Bunlarla Alman burjuvazisinin ekonomik olarak yararlanabileceği kalifiye işgücünü isteyip düzensiz göç adı altında kalifiye olmayan işgücü kapsamındaki göçmenleri istemediğini anlattı.

Oysa Cenevre Mülteci Sözleşmesi’nin uluslararası hukuk açısından da bağlayıcı olduğunu, bir insanın kendisi için tehlikeli olan bir ülkeye gönderilemeyeceğini ve sınırlardan geçişine izin verilmesi gerektiğine hükmettiğini söyleyerek şöyle devam etti.

Bu anlamda AHİM’in yargı kararları, iktidarların uyguladıkları ve planladıkları sınırdan geri çevirmeler yasadışıdır. Schengen ülkelerinin sınır kontrolleri sadece istisnai durumlarda mümkündür. Almanya geçen yılın Eylül ayından bu yana bunu uygulamaya koydu. Bunun maliyeti 80 milyon eurodur. 80 milyon euroyu bir mülteciye ayda verilen 450 euroya böldüğünüzde 7 bin mülteci bu parayla geçinebilir. Eylül 2025 itibariyle Almanya’da yaklaşık 3,5 milyon mülteci yaşıyordu. Bunların 1,5 milyondan fazlası Ukrayna’dan gelmişti.
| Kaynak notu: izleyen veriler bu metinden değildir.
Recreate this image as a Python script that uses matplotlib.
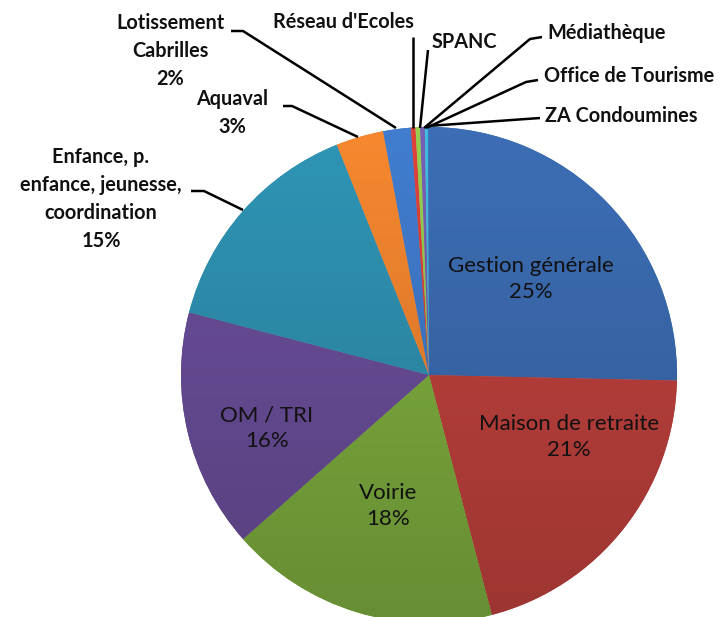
import matplotlib
matplotlib.use("Agg")
import matplotlib.pyplot as plt
import matplotlib.colors as mcolors
import numpy as np

# slices, clockwise from 12 o'clock
labels = ["Gestion générale", "Maison de retraite", "Voirie", "OM / TRI",
          "Enfance, p.\nenfance, jeunesse,\ncoordination", "Aquaval",
          "Lotissement\nCabrilles", "Réseau d'Ecoles", "SPANC", "Médiathèque",
          "Office de Tourisme", "ZA Condoumines"]
pct_labels = ["25%", "21%", "18%", "16%", "15%", "3%", "2%",
              "", "", "", "", ""]
values = [25.4, 20.6, 17.6, 15.6, 14.9, 3.1, 1.8, 0.3, 0.3, 0.3, 0.2, 0.07]
colors = ["#3866a8", "#b63e3a", "#78a53c", "#654a92", "#2c8aa8", "#e57e2c",
          "#3c74c0", "#d03c36", "#8cc04a", "#6f5aa8", "#3ab0d0", "#3a6cb0"]

W, H = 724, 617
fig = plt.figure(figsize=(W / 100, H / 100), dpi=100)
ax = fig.add_axes([0, 0, 1, 1])

cx, cy, r = 429, H - 375, 248
wedges, _ = ax.pie(values, colors=colors, startangle=90, counterclock=False,
                   center=(cx, cy), radius=r, frame=True,
                   wedgeprops=dict(linewidth=0))

# vertical shading over each wedge: lighter at the top, darker at the bottom
t = np.linspace(0, 1, 256)[:, None]
for w, c in zip(wedges, colors):
    base = np.array(mcolors.to_rgb(c))
    shade = 1.08 - 0.22 * t
    img = np.clip(base[None, None, :] * shade[:, :, None], 0, 1)
    img = np.repeat(img, 2, axis=1)
    im = ax.imshow(img, extent=(cx - r, cx + r, cy - r, cy + r),
                   origin="upper", aspect="auto", zorder=w.get_zorder() + 0.1)
    im.set_clip_path(w)

ax.set_xlim(0, W)
ax.set_ylim(0, H)
ax.set_aspect("equal")
ax.axis("off")

font = "Lato"


def y(v):
    return H - v


# labels inside the pie
inside = [(0, 531, 279), (1, 569, 437), (2, 388, 506), (3, 267, 428)]
for i, x0, y0 in inside:
    ax.text(x0, y(y0), f"{labels[i]}\n{pct_labels[i]}", ha="center",
            va="center", fontsize=16, family=font, color="#111111",
            linespacing=1.35, zorder=5)

# outside labels with leader lines: text pos, line points (image px)
outside = [
    (4, 101, 199, "center", [(191, 191), (204, 191), (243, 210)]),
    (5, 232, 113, "center", [(283, 106), (292, 106), (358, 137)]),
    (6, 170, 51, "center", [(231, 31), (243, 31), (396, 128)]),
    (7, 343, 22, "center", [(413, 37), (413, 128)]),
    (8, 432, 42, "left", [(428, 50), (420, 128)]),
    (9, 547, 33, "left", [(542, 37), (530, 39), (424, 128)]),
    (10, 544, 76, "left", [(538, 80), (526, 82), (426, 128)]),
    (11, 545, 116, "left", [(540, 118), (428, 126)]),
]
for i, x0, y0, ha, pts in outside:
    txt = labels[i]
    if pct_labels[i]:
        txt += "\n" + pct_labels[i]
    ax.text(x0, y(y0), txt, ha=ha, va="center", fontsize=14.3, family=font,
            fontweight="bold", color="#111111", linespacing=1.5, zorder=5)
    ax.plot([p[0] for p in pts], [y(p[1]) for p in pts], color="black",
            linewidth=1.8, solid_capstyle="butt", zorder=5)

fig.savefig("out.png", dpi=100)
Bu yılın Eylül ayına kadar 90 bin iltica başvurusu olmuş. Mayıs’tan bu yana 12 bin red kararı verilmiş. Bunlardan sadece 700 kişi sığınma talebinde bulunmuş. İçişleri Bakanlığı açıkça suç işliyor.

Tek tek yaşanmış örnekler de veren Busl, sınırları aşabilenlere uygulanacak saldırılar ve genel saldırılara ilişkin sözlerine şunları ekledi:

* Sözde iltica hakkı kabul edilenlerin aile birleşimlerinin askıya alınması bu yaz kabul edildi.

* Mülteciler için hapis cezalarının sınırdışı edilmenin kolaylaştırılması. Bunlar için avukat bulunması uygulamasının kaldırılması.

* Üçüncü ülkelerde gözaltı merkezleri. Sınırsız sınırdışı edebilme, dışarı çıkış yasağı olan merkezler, çocukların da tutuklanabilmesi vb.

Busl, sağlık sigortası ve vatandaşlık parası yardımı konusundaki genel saldırıların hukuki boyutuna değinerek konuşmasını sonlandırdı. Bunlar arasında düşük gelirli eşlerin ortak sigortadan yararlanmasının kalkacağı, kaldırılan doktor mayenesi için 10 euronun yeniden getirilmesi, hastaların ek ödemeleri için alınan paranın artırılması vb. saldırılardı.